June 29, 2020 | Pharma’s Dirty Secret, And The Synthetic Biology Startup Offering A New Approach


by John Cumbers

Many of today’s most trusted drugs are so notorious for their wide range of potentially serious adverse reactions, they are known in the business as “dirty drugs.” Synthetic biology company Octant Bio has developed a better way to design drugs for the most common and complex diseases like diabetes and heart disease.

This article was originally published by Forbes.com

Many of today’s most trusted drugs are blunt tools. When successful, they bind to a specific target in the body to relieve pain or depression, stop a cancer, lower cholesterol, or suppress a cough. But they don’t stop there. They also bind to many other receptors, causing side effects that can range from a harmless dry mouth to life-threatening reactions.

These multi-receptor drugs are so notorious, they are known informally in the pharmacology business as “dirty drugs.”

Octant Bio recently raised a $30M Series A to do something about this. The Bay Area, CA-based synthetic biology startup is using an approach you may never have heard of, but that you definitely haven’t heard the last of.

Polypharmacology: A new approach

“Polypharmacology isn’t a term we made up,” says Octant co-founder and CEO Sri Kosuri. He says that many of the dirty drugs on which we depend work precisely because they bind to so many different receptors, often different aspects of the condition being treated. Kosuri’s team is leaning into the multi-receptor approach by applying advanced biotechnology in the pursuit of polypharmacology—the design of drugs that act on multiple targets or disease pathways. In doing so, Kosuri believes Octant can find not only drugs without unwanted side effects, but also better candidates for treating highly complex, multi-target diseases like obesity and diabetes.

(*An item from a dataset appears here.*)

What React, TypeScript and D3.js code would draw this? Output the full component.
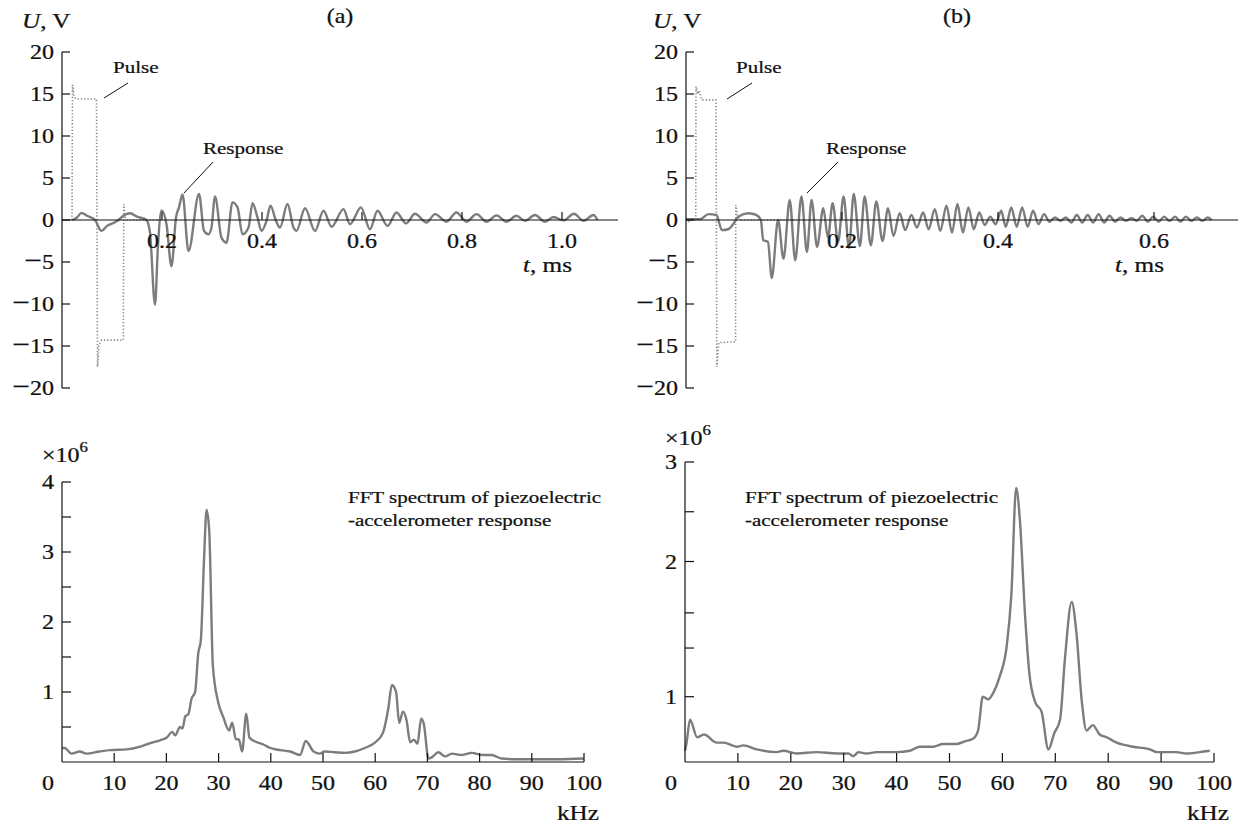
import React from "react";
import * as d3 from "d3";

// ---------- DATA ----------
// Panel (a) time traces: [t (ms), U (V)]
const pulseA: [number, number][] = [
  [0, 0], [0.02, 0], [0.021, 16.1], [0.024, 14.8], [0.028, 14.4], [0.069, 14.4],
  [0.071, -17.5], [0.074, -14.9], [0.079, -14.3], [0.1227, -14.3], [0.1235, 1.9],
  [0.126, 0.4], [0.13, 0], [0.2, 0],
];
const responseA: [number, number][] = [
  [0.021, 0], [0.03, 0.3], [0.039, 0.85], [0.05, 0.5], [0.066, 0], [0.079, -1.3], [0.09, -0.7],
  [0.105, -0.3], [0.113, 0], [0.125, 0.6], [0.136, 0.8], [0.15, 0.4], [0.169, 0], [0.176, -1.5],
  [0.186, -10.1], [0.192, -3], [0.199, 1.15], [0.209, -0.5], [0.219, -5.5], [0.228, 0.3],
  [0.234, 1.5], [0.241, 3.05], [0.253, -3.7], [0.274, 3.1], [0.284, -1.3], [0.293, -1.7],
  [0.299, -0.9], [0.306, 2.8], [0.319, -2.1], [0.329, -2.7], [0.341, 2.1], [0.351, 1.5],
  [0.361, -1.7], [0.373, -0.9], [0.381, 2.0], [0.391, 0.3], [0.399, -1.3], [0.409, -0.1],
  [0.417, 1.7], [0.428, -0.1], [0.436, -0.9], [0.451, 1.9], [0.463, -0.9], [0.469, -1.3],
  [0.486, 1.4], [0.506, -1.3], [0.523, 1.1], [0.539, -0.8], [0.563, 1.3], [0.576, -0.5],
  [0.598, 1.5], [0.616, -1.1], [0.631, 1.1], [0.651, -0.7], [0.669, 0.9], [0.688, -0.4],
  [0.706, 0.75], [0.729, -0.3], [0.746, 0.7], [0.769, -0.2], [0.789, 0.9], [0.809, -0.2],
  [0.829, 0.7], [0.849, -0.2], [0.869, 0.55], [0.889, -0.2], [0.909, 0.5], [0.926, -0.1],
  [0.946, 0.6], [0.966, -0.2], [0.983, 0.35], [1.003, -0.05], [1.024, 0.75], [1.043, -0.1],
  [1.063, 0.6], [1.071, 0],
];

// Panel (b) time traces
const pulseB: [number, number][] = [
  [0, 0.2], [0.004, -0.2], [0.008, 0.2], [0.0125, 0], [0.0128, 15.9], [0.015, 15.0],
  [0.017, 15.4], [0.02, 14.3], [0.0385, 14.3], [0.0395, -17.5], [0.042, -14.6],
  [0.0635, -14.5], [0.0638, 1.8], [0.066, 0.5], [0.07, 0], [0.14, 0],
];
const responseB: [number, number][] = [
  [0, 0.1], [0.018, 0.1], [0.029, 0.7], [0.039, 0.6], [0.046, -1.2], [0.054, -1.1], [0.062, -0.3],
  [0.067, 0.4], [0.08, 0.8], [0.09, 0.6], [0.096, 0], [0.099, -2.4], [0.105, -2.6], [0.11, -6.9],
  [0.118, 0.0], [0.125, -4.6], [0.133, 2.4], [0.14, -4.8], [0.148, 2.8], [0.155, -3.8],
  [0.161, 2.4], [0.168, -3.2], [0.176, 1.4], [0.182, -2.1], [0.188, 2.0], [0.195, -2.6],
  [0.202, 2.8], [0.209, -3.3], [0.215, 3.1], [0.223, -3.1], [0.229, 2.8], [0.237, -3.0],
  [0.244, 2.2], [0.252, -2.5], [0.259, 1.4], [0.266, -1.9], [0.274, 0.8], [0.281, -1.2],
  [0.289, 0.6], [0.296, -0.9], [0.304, 0.9], [0.311, -1.1], [0.319, 1.3], [0.326, -1.3],
  [0.334, 1.7], [0.341, -1.5], [0.348, 1.9], [0.355, -1.5], [0.362, 1.5], [0.369, -1.1],
  [0.376, 0.9], [0.383, -0.6], [0.39, 0.4], [0.397, -0.5], [0.404, 1.1], [0.41, -0.8],
  [0.417, 1.5], [0.424, -0.8], [0.431, 1.5], [0.438, -0.8], [0.445, 1.1], [0.452, -0.5],
  [0.459, 0.7], [0.466, -0.2], [0.473, 0.3], [0.48, -0.1], [0.487, 0.3], [0.494, -0.3],
  [0.501, 0.6], [0.508, -0.3], [0.515, 0.6], [0.522, -0.3], [0.529, 0.7], [0.536, -0.3],
  [0.543, 0.5], [0.55, -0.2], [0.557, 0.3], [0.564, -0.1], [0.571, 0.2], [0.578, -0.1],
  [0.585, 0.5], [0.592, -0.2], [0.599, 0.4], [0.606, -0.2], [0.613, 0.4], [0.62, -0.1],
  [0.627, 0.4], [0.634, -0.2], [0.641, 0.4], [0.648, -0.1], [0.655, 0.3], [0.662, -0.1],
  [0.669, 0.3], [0.674, 0],
];

// Spectra: [f (kHz), amplitude (×10^6)]
const spectrumA: [number, number][] = [
  [0, 0.2], [0.5, 0.2], [1.8, 0.12], [3.4, 0.15], [4.7, 0.12], [7.2, 0.15], [9.2, 0.17],
  [12.4, 0.18], [15.0, 0.22], [16.9, 0.27], [18.8, 0.31], [20.1, 0.35], [21.1, 0.43],
  [21.7, 0.38], [22.6, 0.5], [23.1, 0.48], [23.6, 0.65], [24.2, 0.68], [24.8, 0.9],
  [25.5, 1.0], [26.1, 1.55], [26.6, 1.74], [27.2, 2.88], [27.7, 3.6], [28.2, 3.31],
  [28.9, 1.38], [29.9, 0.86], [30.9, 0.64], [32.0, 0.45], [32.6, 0.56], [33.3, 0.33],
  [33.9, 0.32], [34.5, 0.15], [35.3, 0.69], [35.9, 0.35], [36.8, 0.3], [38.6, 0.25],
  [39.9, 0.2], [41.8, 0.17], [43.7, 0.15], [45.6, 0.1], [46.7, 0.3], [48.2, 0.15],
  [49.4, 0.12], [50.3, 0.15], [52.2, 0.14], [54.2, 0.13], [56.1, 0.15], [58.0, 0.2],
  [60.0, 0.28], [61.5, 0.42], [62.5, 0.76], [63.2, 1.1], [64.0, 1.0], [64.6, 0.56],
  [65.3, 0.72], [66.0, 0.6], [66.7, 0.28], [67.4, 0.32], [68.1, 0.26], [68.8, 0.62],
  [69.3, 0.55], [70.2, 0.05], [70.9, 0.07], [72.1, 0.14], [73.4, 0.08], [74.7, 0.12],
  [76.6, 0.1], [78.5, 0.13], [80.4, 0.1], [82.3, 0.1], [84.2, 0.05], [87.0, 0.04],
  [90.1, 0.04], [95.0, 0.04], [100, 0.05],
];
const spectrumB: [number, number][] = [
  [0, 0.6], [0.3, 0.66], [0.95, 0.83], [2.3, 0.7], [3.6, 0.72], [6.0, 0.66], [7.3, 0.66],
  [9.8, 0.63], [11.0, 0.64], [13.6, 0.61], [17.3, 0.59], [18.6, 0.6], [21.1, 0.58],
  [24.9, 0.59], [28.7, 0.58], [30.9, 0.58], [31.8, 0.56], [32.8, 0.59], [34.3, 0.58],
  [36.2, 0.59], [40.0, 0.59], [42.5, 0.6], [44.4, 0.63], [46.9, 0.63], [48.8, 0.65],
  [51.4, 0.65], [52.9, 0.67], [54.5, 0.69], [55.4, 0.75], [56.3, 1.0], [57.3, 0.98],
  [58.3, 1.03], [59.5, 1.15], [60.8, 1.37], [61.7, 1.76], [62.6, 2.74], [63.3, 2.42],
  [64.3, 1.59], [65.1, 1.17], [66.2, 0.96], [67.4, 0.89], [68.7, 0.61], [69.8, 0.73],
  [70.9, 0.83], [71.8, 1.27], [73.1, 1.7], [74.0, 1.47], [75.0, 0.97], [75.9, 0.75],
  [77.1, 0.79], [78.4, 0.72], [79.7, 0.7], [81.6, 0.66], [84.7, 0.63], [87.9, 0.61],
  [89.2, 0.59], [92.9, 0.59], [94.8, 0.58], [97.3, 0.59], [99.2, 0.6],
];

// Tick values / labels
const voltTicks = [-20, -15, -10, -5, 0, 5, 10, 15, 20];
const timeTicksA = [0.2, 0.4, 0.6, 0.8, 1.0];
const timeTicksB = [0.2, 0.4, 0.6];
const freqTicks = [10, 20, 30, 40, 50, 60, 70, 80, 90, 100];
const ampTicksA = [1, 2, 3, 4];
const ampMinorA = [0.5, 1.5, 2.5, 3.5];
const ampTicksB = [1, 2, 3];
const ampMinorB = [1.36, 1.62, 2.5];

// ---------- STYLE ----------
const FONT = '"Liberation Serif", "Times New Roman", Times, serif';
const SX = 1.2;
const GRAY = "#7c7c7c";

function T(props: {
  x: number; y: number; anchor?: "start" | "middle" | "end"; size?: number; children: any;
}) {
  const { x, y, anchor = "start", size = 20, children } = props;
  return (
    <text
      transform={`translate(${x},${y}) scale(${SX},1)`}
      textAnchor={anchor}
      fontSize={size}
      fontFamily={FONT}
      fill="#111"
      stroke="#111"
      strokeWidth={0.25}
    >
      {children}
    </text>
  );
}

const NumLabel = ({ v }: { v: number }) =>
  v < 0 ? (
    <>
      <tspan fontSize={26}>{"\u2212"}</tspan>
      {String(Math.abs(v))}
    </>
  ) : (
    <>{String(v)}</>
  );

function TimePanel(props: {
  x0: number; pxPerMs: number; axisEnd: number; pulse: [number, number][];
  resp: [number, number][]; ticks: number[]; title: string; tLabelX: number;
  pulseX: number; pulseLine: [number, number, number, number];
  respX: number; respLine: [number, number, number, number]; uX: number; titleX: number;
}) {
  const p = props;
  const x = d3.scaleLinear().domain([0, 1]).range([p.x0, p.x0 + p.pxPerMs]);
  const y = d3.scaleLinear().domain([-20, 20]).range([388, 52]);
  const smooth = d3.line<[number, number]>().x((d) => x(d[0])).y((d) => y(d[1])).curve(d3.curveMonotoneX);
  const straight = d3.line<[number, number]>().x((d) => x(d[0])).y((d) => y(d[1]));
  return (
    <g>
      <path d={straight(p.pulse) || ""} fill="none" stroke="#8a8a8a" strokeWidth={1.6} strokeDasharray="1.3,2" />
      <path d={smooth(p.resp) || ""} fill="none" stroke={GRAY} strokeWidth={2.4} strokeLinejoin="round" />
      {/* y axis */}
      <line x1={p.x0} x2={p.x0} y1={y(20)} y2={y(-20)} stroke="#111" strokeWidth={1.2} />
      {voltTicks.map((v) => (
        <g key={v}>
          <line x1={p.x0} x2={p.x0 + 8} y1={y(v)} y2={y(v)} stroke="#111" strokeWidth={1.2} />
          <T x={p.x0 - 8} y={y(v) + 7} anchor="end"><NumLabel v={v} /></T>
        </g>
      ))}
      {/* time axis at zero */}
      <line x1={p.x0} x2={p.axisEnd} y1={y(0)} y2={y(0)} stroke="#111" strokeWidth={1.2} />
      {p.ticks.map((t) => (
        <g key={t}>
          <line x1={x(t)} x2={x(t)} y1={y(0)} y2={y(0) - 8} stroke="#111" strokeWidth={1.2} />
          <T x={x(t)} y={248} anchor="middle">{t.toFixed(1)}</T>
        </g>
      ))}
      <T x={p.tLabelX} y={272} size={21}>
        <tspan fontStyle="italic">t</tspan>, ms
      </T>
      <T x={p.uX} y={28} size={21}>
        <tspan fontStyle="italic">U</tspan>, V
      </T>
      <T x={p.titleX} y={23} anchor="middle">{p.title}</T>
      <T x={p.pulseX} y={73} size={17.5}>Pulse</T>
      <line x1={p.pulseLine[0]} y1={p.pulseLine[1]} x2={p.pulseLine[2]} y2={p.pulseLine[3]} stroke="#111" strokeWidth={1} />
      <T x={p.respX} y={154} size={17.5}>Response</T>
      <line x1={p.respLine[0]} y1={p.respLine[1]} x2={p.respLine[2]} y2={p.respLine[3]} stroke="#111" strokeWidth={1} />
    </g>
  );
}

function SpecPanel(props: {
  x0: number; x1: number; y: d3.ScaleLinear<number, number>; top: number;
  data: [number, number][]; major: number[]; minor: number[]; expX: number; expY: number;
  fftX: number;
}) {
  const p = props;
  const bottom = 762;
  const x = d3.scaleLinear().domain([0, 100]).range([p.x0, p.x1]);
  const line = d3.line<[number, number]>().x((d) => x(d[0])).y((d) => p.y(d[1])).curve(d3.curveMonotoneX);
  return (
    <g>
      <path d={line(p.data) || ""} fill="none" stroke={GRAY} strokeWidth={2.4} strokeLinejoin="round" />
      <line x1={p.x0} x2={p.x0} y1={p.top} y2={bottom} stroke="#111" strokeWidth={1.2} />
      <line x1={p.x0} x2={p.x1} y1={bottom} y2={bottom} stroke="#111" strokeWidth={1.2} />
      {p.major.map((v) => (
        <g key={"M" + v}>
          <line x1={p.x0} x2={p.x0 + 9} y1={p.y(v)} y2={p.y(v)} stroke="#111" strokeWidth={1.2} />
          <T x={p.x0 - 8} y={p.y(v) + 7} anchor="end">{String(v)}</T>
        </g>
      ))}
      {p.minor.map((v) => (
        <line key={"m" + v} x1={p.x0} x2={p.x0 + 9} y1={p.y(v)} y2={p.y(v)} stroke="#111" strokeWidth={1.2} />
      ))}
      {freqTicks.map((f) => (
        <g key={f}>
          <line x1={x(f)} x2={x(f)} y1={bottom} y2={bottom - 9} stroke="#111" strokeWidth={1.2} />
          <T x={x(f)} y={790} anchor="middle">{String(f)}</T>
        </g>
      ))}
      <T x={p.x0 - 14} y={790} anchor="middle">0</T>
      <T x={x(100) - 27} y={820} size={21}>kHz</T>
      <T x={p.expX} y={p.expY}>
        ×10<tspan fontSize={14} dy={-10}>6</tspan>
      </T>
      <T x={p.fftX} y={503} size={17.5}>FFT spectrum of piezoelectric</T>
      <T x={p.fftX} y={526} size={17.5}>-accelerometer response</T>
    </g>
  );
}

export default function App() {
  const yA = d3.scaleLinear().domain([0, 4]).range([762, 482]);
  const yB = d3.scaleLinear().domain([0.5, 2, 3]).range([764.3, 561.5, 462]);
  return (
    <svg
      width={1238}
      height={825}
      style={{ position: "absolute", left: 0, top: 0, background: "#fff" }}
    >
      <rect width={1238} height={825} fill="#fff" />
      <TimePanel
        x0={62} pxPerMs={500} axisEnd={618} pulse={pulseA} resp={responseA}
        ticks={timeTicksA} title="(a)" tLabelX={523} pulseX={113}
        pulseLine={[104, 98, 128, 83]} respX={203} respLine={[184, 193, 213, 162]}
        uX={22} titleX={340}
      />
      <TimePanel
        x0={686} pxPerMs={780} axisEnd={1238} pulse={pulseB} resp={responseB}
        ticks={timeTicksB} title="(b)" tLabelX={1115} pulseX={736}
        pulseLine={[727, 99, 752, 83]} respX={826} respLine={[807, 193, 838, 162]}
        uX={653} titleX={957}
      />
      <SpecPanel
        x0={62} x1={584} y={yA} top={482} data={spectrumA} major={ampTicksA}
        minor={ampMinorA} expX={42} expY={462} fftX={348}
      />
      <SpecPanel
        x0={685} x1={1214} y={yB} top={462} data={spectrumB} major={ampTicksB}
        minor={ampMinorB} expX={665} expY={445} fftX={745}
      />
    </svg>
  );
}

“The last 30 years have been focused on specificity in the pharmaceutical industry,” says Kosuri. Using technologies like protein structure modeling, gene therapies, and CRISPR, drugs have been designed to hone in on specific targets: one gene responsible for a disease, or one biomarker that differentiates a cancer cell. “There have been a lot of successes,” he explains, “but most of these are in areas like rare disease and cancer, diseases that are genetically distinct in their nature.”